Tutti noi abbiamo paura della verità, quando questa rompe un equilibrio e scompagina un ordine che ci rasserena. Spesso ai bambini viene raccontata una "bugia", perche nasconde ciò che il loro animo ancora troppo acerbo non potrebbe capire. E nella comunicazione, e in quel linguaggio sintetico e diretto, si nasconde, spesso, l'eterna paura della verità, che non viene coperta dalla "bugia" ( ed uso l'eufemismo ), ma da un rapporto compiacente che quella comunicazione tende ad instaurare. Quando sentiamo, a proposito di certi personaggi televisivi : "Ah, quello lì mi piace, mi piace come parla e come si presenta ", oppure : "ha detto cose giuste ed è sempre educato o a modo", oppure, ancora, a proposito di personaggi più orientati verso un pubblico giovanile : "Oh! quello lì si che è un grande", vuol dire che questi personaggi hanno solleticato le nostre debolezze, quelle per le quali noi preferiamo identificarci col nostro "Io" rassicurante, piuttosto che con quello che c'incalza e ci sollecita immergendoci nel dubbio.
Ma si sà, l'uomo ha sempre cercato il percorso più breve per giungere non tanto alla felicità, quanto ad un'accettabile e irrinunciabile serenità interiore, quella per la quale la vita ci risulta meno dura e sacrificata. in cambio diamo, spesso inconsapevolmente, la nostra dignità, la nostra forza morale, la nostra capacità critica e di ribellione, diventando individui controllabili e malleabili.

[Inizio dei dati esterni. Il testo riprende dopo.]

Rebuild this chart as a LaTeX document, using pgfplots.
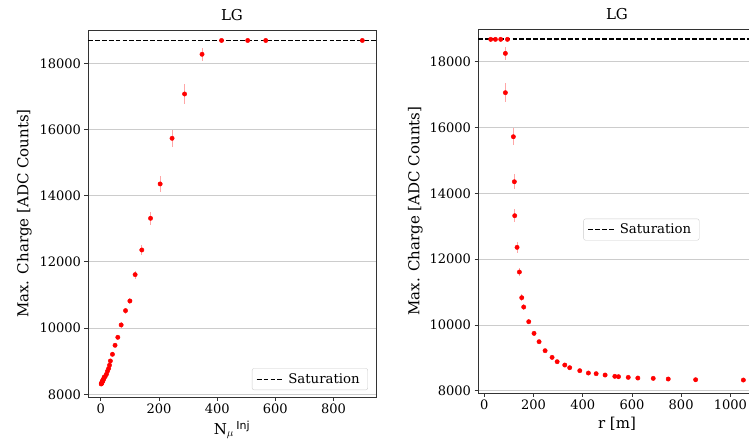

A questo serve il blog, a mettersi a nudo. L'ho concepito e l'ho scelto per quella sua intrinseca libertà, per la quale non vi sono mazzette da pagare, raccomandazioni da chiederre, santi a cui votarsi o semplicemente "audience" a cui fare attenzione. E' quel soffio leggero di libertà che ti avvolge e coinvolge in ciò che di più intimo e vero possa esserci nella nostra vita : la conoscenza di sè e di ciò che ci circonda.